An Architectural River Cruise

A few months ago I drove my 17-year-old son and his friend to Chicago for Lollapalooza, the huge music festival held each year in Grant Park. While they met up with their friends (and their parents) for the first afternoon of the festival, I had other plans. Within a couple hours of arriving in Chicago, I boarded a Wendella boat for the Chicago’s Original Architecture Tour® — one of my favorite Chicago activities.

The tour navigates all three branches of the Chicago River. The experienced and humorous guide tells the history of the buildings along the waterway and the architects and firms who designed and built them. Here, I’ll share some highlights:

Wendella’s tours depart from the Chicago River right under the Wrigley building, next to the Trump Tower. Note the clock on the tower: Its four faces (pointing each direction) are 19 feet 7 inches in diameter.

▲ The 1920 Wrigley Building is located directly across Michigan Avenue from the Tribune Tower and next to the fourth tallest building in the U.S., the Trump Tower.

Currently rising along the south bank of the Chicago River’s main branch, the 1,198-foot Vista Tower is posed to become the city’s third tallest building, after the Willis Tower and the Trump Tower. (It’s completion will push the AON Center, formerly known as the Standard Oil building and the Amoco Building, to fourth tallest in the city). When it opens in 2020 it will house 406 luxury condos, a 192-room five-star hotel, and lots of fancy amenities.

▲ Vista Tower

Lake Point Tower is the only major private structure on the lakefront side of Lake Shore Drive and likely to remain that way for the foreseeable future, given the city’s prohibition on building on the lakefront.

▲ Lake Point Tower

Designed by Bertrand Goldberg and completed in 1964, Marina City was the original city-within-a-city development.
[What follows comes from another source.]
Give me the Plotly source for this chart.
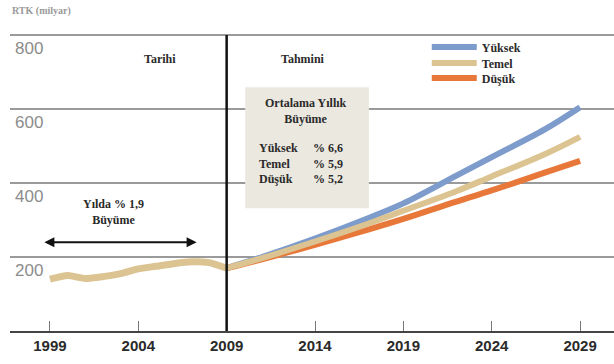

The twin towers’ iconic corncob shape has appeared on classic airline posters and is the cover art for Wilco’s Yankee Hotel Foxtrot.

▲ Marina City

River City is a mixed building also designed by Bertrand Goldberg, to whose Marina City it bears clear affinities. It was completed in 1986.

▲ River City, a Bertrand Goldberg-designed condo building with the Willis Tower in the background

The Montgomery Ward Company Complex is the former national headquarters of the oldest mail order firm in the U.S. The 400,000-square-foot property is located along the North Branch of the Chicago River and occupies 7 acres. Today the building serves as condominiums and also is home to restaurants, the Big Ten Network, Groupon, and Dyson.

▲ The Wendella tour guide points out the massive Montgomery Ward Center

When it was completed in 1930, the Merchandise Mart was the biggest building in the world in terms of total area. The 4,000,000-square-foot building located at the junction of the Chicago River’s branches has its own zip code and hosts 20,000 visitors and tenants each day.